FedGaz TETML importer
=======================

This importer is an adapted version of the generic TETML importer to parse the Federal Gazette data, which is complemented by an additional metadata file besides the document files in the TETML format.

The separate metadata file is used to look up additional information for documents not provided by the respective TETML files. The file needs to be located in the top folder of the input directory and is named `metadata.tsv`. Moreover, the dataset provides the following columns: `article_docid`, `issue_date,` `article_title`, `volume_language`, `canonical_page_first`, `canonical_page_last`, `pruned`.
Notably, the tetml file's name needs to correspond with the `article_docid` of the metadata as it is used as a key to look up other information (e.g., `10000032.word.tetml`).
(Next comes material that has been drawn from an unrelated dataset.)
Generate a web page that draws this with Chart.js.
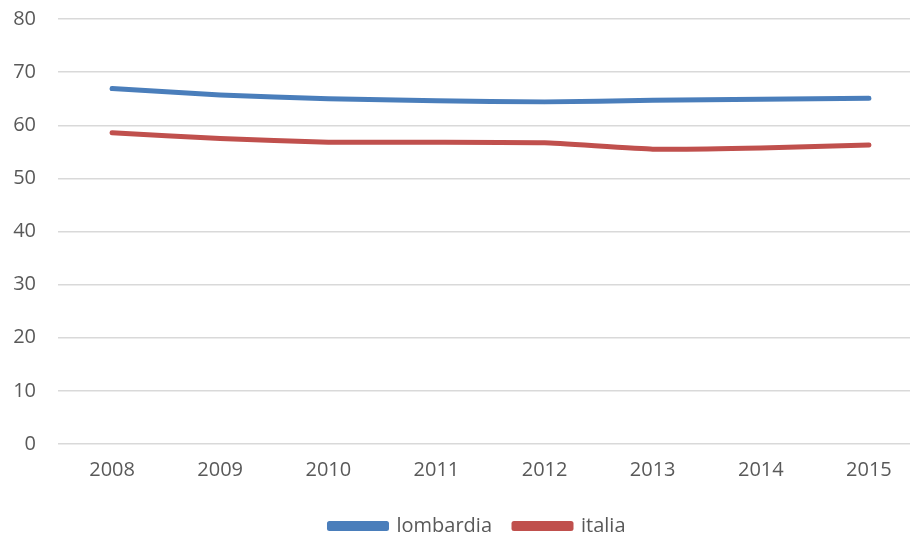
<!DOCTYPE html>
<html>
<head>
<meta charset="utf-8">
<script src="https://cdn.jsdelivr.net/npm/chart.js@4/dist/chart.umd.min.js"></script>
<style>
html,body{margin:0;padding:0;background:#fff;overflow:hidden;}
#wrap{width:924px;height:536px;position:relative;}
</style>
</head>
<body>
<div id="wrap"><canvas id="c"></canvas></div>
<script>
const years = ["2008","2009","2010","2011","2012","2013","2014","2015"];
const lombardia = [66.9, 65.7, 65.0, 64.6, 64.4, 64.7, 64.9, 65.1];
const italia = [58.6, 57.5, 56.8, 56.8, 56.7, 55.5, 55.7, 56.3];
const yTicks = [0, 10, 20, 30, 40, 50, 60, 70, 80];

const FONT = "'Open Sans', 'Liberation Sans', sans-serif";
const legendShift = {
  id: 'legendShift',
  afterLayout(chart) {
    const l = chart.legend;
    if (l) { l.left += 16; l.right += 16; l.top += 11; l.bottom += 11; }
  }
};

new Chart(document.getElementById('c'), {
  type: 'line',
  data: {
    labels: years,
    datasets: [
      { label: 'lombardia', data: lombardia, borderColor: '#4a7ebb', backgroundColor: '#4a7ebb',
        borderWidth: 5, pointRadius: 0, tension: 0.12, borderCapStyle: 'round', borderJoinStyle: 'round' },
      { label: 'italia', data: italia, borderColor: '#c0504d', backgroundColor: '#c0504d',
        borderWidth: 5, pointRadius: 0, tension: 0.12, borderCapStyle: 'round', borderJoinStyle: 'round' }
    ]
  },
  options: {
    responsive: true,
    maintainAspectRatio: false,
    animation: false,
    layout: { padding: { top: 19, right: 1, left: 0, bottom: 1 } },
    plugins: {
      tooltip: { enabled: false },
      legend: {
        position: 'bottom',
        labels: {
          font: { family: FONT, size: 20 },
          color: '#595959',
          boxWidth: 57,
          boxHeight: 5,
          padding: 22
        }
      }
    },
    scales: {
      x: {
        offset: true,
        afterFit(scale) { scale.height = 39; },
        grid: { display: false, drawTicks: false },
        border: { display: false },
        ticks: { font: { family: FONT, size: 20 }, color: '#595959', padding: 14, maxRotation: 0 }
      },
      y: {
        min: 0, max: 80,
        afterBuildTicks(scale) { scale.ticks = yTicks.map(v => ({ value: v })); },
        afterFit(scale) { scale.width = 58; },
        grid: { color: '#d9d9d9', lineWidth: 1.5, drawTicks: true, tickLength: 22, tickColor: 'rgba(0,0,0,0)' },
        border: { display: false },
        ticks: { font: { family: FONT, size: 20 }, color: '#595959', padding: 0 }
      }
    }
  },
  plugins: [legendShift]
});
</script>
</body>
</html>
By default, the importer assumes that an article starts on a new page. Practically, there are many cases of in-page segmentations (i.e., an article starts on the same page where the previous ends). Thus, the FedGaz importer also performs a heuristic article segmentation for documents that share the page with the subsequent articles, indicated by the attribute `pruned`.
Unless the attribute is set to `True`, the content of the shared page is automatically assigned to the subsequent article, limiting an article to its last full page. However, in case of an indicated pruning, the importer performs a fuzzy search to locate the subsequent article title on its starting page. If successful, the procedure sets the article boundary at the matching position and reassigns the content accordingly.


FedGaz Custom classes
---------------------

.. automodule:: text_preparation.importers.fedgaz.classes
  :members: